This invention relates to signal processors, and more specifically, to high speed integrated circuit signal processors.
In the past, special purpose computers have been used extensively in computationally intensive algorithms when effective solutions to real-time signal processing problems were required. As general purpose computer costs came down and speeds increased, the need for specially designed computers declined; but, of course, there are always bigger problems to be tackled. Custom integrated circuit processors, employed as peripheral co-processors, can serve the same needs. When designed and used properly, they dramatically increase the performance of general purpose computer systems for a large range of computationally intensive programs.
Examples of custom real-time signal processing chips include various embodiments for performing the direct and inverse Discrete Cosine Transform (DCT) with applications in image coding. Such a chip is described, for example, by M. Vetterli and A. Ligtenberg in "A Discrete Fourier-Cosine Transform Chip", IEEE Journal on Selected Areas in Communications, Vol. SAC-4, No. 1, January 1986, pp. 49-61, and in a copending application of S. Knauer, filed on June 19, 1986 and bearing the Ser. No. 876,076.
The DTC, which is an orthogonal transform, is useful in image coding because images contain a fair amount of redundancy and, therefore, it makes sense to process images in blocks. A two dimensional DCT transform of such blocks normally yields mostly low frequency components, and ignoring the high frequency (low magnitude) components does little damage to the quality of the encoded image. Although there is a potential transmission and storage benefit from employing DCT to image encoding the computational burden is quite heavy. To work at video sampling rates requires a processing speed of about 6.4 million samples per second (assuming 15734 scan-lines per second and about 400 samples per line as necessary for NTSC). An eight-point DCT requires at least 13 multiplications and 29 additions. A two dimensional transform can be calculated by applying a one dimensional transform on the rows followed by a one dimensional transform on the columns. Consequently, for real-time image processing a DCT integrated circuit is required to perform 1.6 million eight-point transforms per second involving about 20 million multiplications and 47 million additions.
Another application for custom real-time orthogonal transform signal processor exists in systems that solve least-square problems. Such problems are pervasive in signal processing and linear programming. For example, the most intensive computational aspect of a linear programming problem using Karmarkar's algorithm is actually the solution of a least-squares problem at each iteration. This could be solved with a co-processor consisting of an array of orthogonal transform processors (each consisting of four multipliers, one adder and one subtractor), and the use of such a co-processor would diminish the running time of Karmarkar's software embodiments by an order of magnitude.
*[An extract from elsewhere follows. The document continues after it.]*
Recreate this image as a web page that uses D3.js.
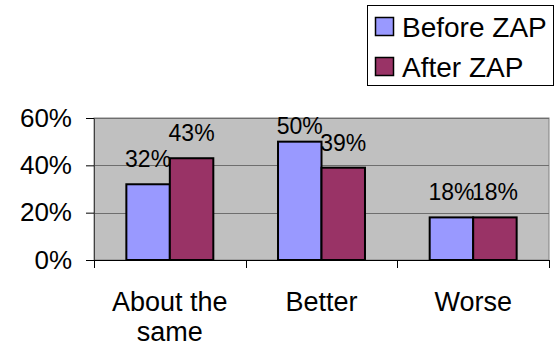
<!DOCTYPE html>
<html>
<head>
<meta charset="utf-8">
<script src="https://cdn.jsdelivr.net/npm/d3@7"></script>
<style>
  html, body { margin: 0; padding: 0; background: #ffffff; }
  svg { display: block; font-family: "Liberation Sans", Arial, sans-serif; }
</style>
</head>
<body>
<svg id="chart" width="557" height="347"></svg>
<script>
// ---- data ----
const categories = ["About the same", "Better", "Worse"];
const categoryLines = [["About the", "same"], ["Better"], ["Worse"]];
const seriesNames = ["Before ZAP", "After ZAP"];
const beforeValues = [0.32, 0.50, 0.18];
const afterValues = [0.43, 0.39, 0.18];
const yTicks = [0, 0.2, 0.4, 0.6];
const seriesColors = ["#9999ff", "#993366"];

const svg = d3.select("#chart");
const plot = { left: 94, right: 549, top: 118, bottom: 260 };

const x0 = d3.scaleBand().domain(categories).range([plot.left, plot.right]).padding(0);
const x1 = d3.scaleBand().domain(seriesNames).range([0, x0.bandwidth()]).paddingInner(0).paddingOuter(0.744);
const y = d3.scaleLinear().domain([0, 0.6]).range([plot.bottom, plot.top]);
const fmt = d3.format(".0%");

// plot area background
svg.append("rect")
  .attr("x", plot.left).attr("y", plot.top)
  .attr("width", plot.right - plot.left).attr("height", plot.bottom - plot.top)
  .attr("fill", "#c0c0c0").attr("stroke", "#808080").attr("stroke-width", 1);

// gridlines
svg.append("g").selectAll("line").data(yTicks.filter(t => t > 0)).join("line")
  .attr("x1", plot.left).attr("x2", plot.right)
  .attr("y1", d => Math.round(y(d)) + 0.5).attr("y2", d => Math.round(y(d)) + 0.5)
  .attr("stroke", "#6e6e6e").attr("stroke-width", 1.2);

// y axis
const yAxis = d3.axisLeft(y).tickValues(yTicks).tickFormat(fmt).tickSize(8).tickPadding(14);
const gy = svg.append("g").attr("transform", `translate(${plot.left},0)`).call(yAxis);
gy.select(".domain").attr("stroke", "#404040").attr("stroke-width", 1);
gy.selectAll(".tick line").attr("stroke", "#000");
gy.selectAll(".tick text").attr("font-size", 26).attr("fill", "#000")
  .attr("font-family", "\"Liberation Sans\", Arial, sans-serif");

// bars
const seriesData = [beforeValues, afterValues];
const groups = svg.append("g").selectAll("g").data(categories).join("g")
  .attr("transform", d => `translate(${x0(d)},0)`);
groups.selectAll("rect")
  .data((c, i) => seriesNames.map((s, k) => ({ s, k, v: seriesData[k][i] })))
  .join("rect")
  .attr("x", d => x1(d.s)).attr("width", x1.bandwidth())
  .attr("y", d => y(d.v)).attr("height", d => y(0) - y(d.v))
  .attr("fill", d => seriesColors[d.k])
  .attr("stroke", "#000").attr("stroke-width", 2);

// data labels
groups.selectAll("text.lbl")
  .data((c, i) => seriesNames.map((s, k) => ({ s, k, v: seriesData[k][i] })))
  .join("text").attr("class", "lbl")
  .attr("x", d => x1(d.s) + x1.bandwidth() / 2)
  .attr("y", d => Math.max(y(d.v) - 17, plot.top + 16))
  .attr("text-anchor", "middle").attr("font-size", 23).attr("fill", "#000")
  .text(d => fmt(d.v));

// x axis
const xAxisLine = svg.append("g");
xAxisLine.append("line")
  .attr("x1", plot.left - 8).attr("x2", plot.right)
  .attr("y1", plot.bottom + 0.5).attr("y2", plot.bottom + 0.5)
  .attr("stroke", "#000").attr("stroke-width", 1);
const boundaries = categories.map(c => x0(c)).concat([x0(categories[categories.length - 1]) + x0.bandwidth()]);
xAxisLine.selectAll("line.tk").data(boundaries).join("line").attr("class", "tk")
  .attr("x1", d => Math.round(d) + 0.5).attr("x2", d => Math.round(d) + 0.5)
  .attr("y1", plot.bottom).attr("y2", plot.bottom + 8)
  .attr("stroke", "#000").attr("stroke-width", 1);

// category labels
svg.append("g").selectAll("text").data(categories).join("text")
  .attr("x", d => x0(d) + x0.bandwidth() / 2)
  .attr("y", 311)
  .attr("text-anchor", "middle").attr("font-size", 27).attr("fill", "#000")
  .each(function (d, i) {
    const t = d3.select(this);
    categoryLines[i].forEach((ln, j) => {
      t.append("tspan").attr("x", x0(d) + x0.bandwidth() / 2).attr("dy", j === 0 ? 0 : 30).text(ln);
    });
  });

// legend
const legend = svg.append("g");
legend.append("rect").attr("x", 367.5).attr("y", 5.5).attr("width", 186).attr("height", 80)
  .attr("fill", "#fff").attr("stroke", "#000").attr("stroke-width", 1);
const li = legend.selectAll("g").data(seriesNames).join("g")
  .attr("transform", (d, i) => `translate(375,${17 + i * 40})`);
li.append("rect").attr("x", 0.5).attr("y", 0.5).attr("width", 18).attr("height", 18)
  .attr("fill", (d, i) => seriesColors[i]).attr("stroke", "#000").attr("stroke-width", 1.5);
li.append("text").attr("x", 27).attr("y", 19.5).attr("font-size", 28).attr("fill", "#000").text(d => d);
</script>
</body>
</html>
To achieve the high performance required in many applications, as illustrated above in connection with DCT image coding, one has to answer two questions. First, what are the basic building blocks involved in these operations, and, second, what are efficient VLSI structures for these building blocks. The answers to these two questions are strongly related, because without a good division of the algorithm one cannot obtain an efficient VLSI implementation, and without knowing how an efficient VLSI structure can be implemented, one cannot obtain optimal partitioning of the algorithm.
These difficulties are illustrated in U.S. Pat. No. 4,510,578 issued to Miyaguchi et al on Apr. 9, 1986, where a circuit is described for subjecting an input signal to an orthogonal transform. The circuit comprises a first stage of three memories operating in parallel and feeding eight constant coefficient multipliers. The output signals of the multipliers are applied to three adders, two of which are three input adders. The three outputs of the first stage are applied to three secondary complex multiplier stages, and each of the three complex multiplier stages comprises two memories, four multipliers and two adders. No effort is made in the Miyaguchi et al circuit to employ an architecture that is particularly fast but, rather, the accent seems to be on employing conventional modules (adders, multipliers) in a combination that achieves the desired transform in the most straightforward fashion.
In contrast, the considerations that must be borne in mind for a good integrated circuit realization relate not only to the number of multipliers and adders required but also to the size of those elements and the delays contributed by them. For example, in some embodiments adding and then multiplying increases the delay much more than multiplying and then adding.
It is an object of this invention to provide an orthogonal transform processor circuit that is particularly well adapted for integrated circuit realizations. It is another object of this invention to provide an orthogonal transform processor whose architecture permits maximum utilization of the speed capabilities of integrated circuits.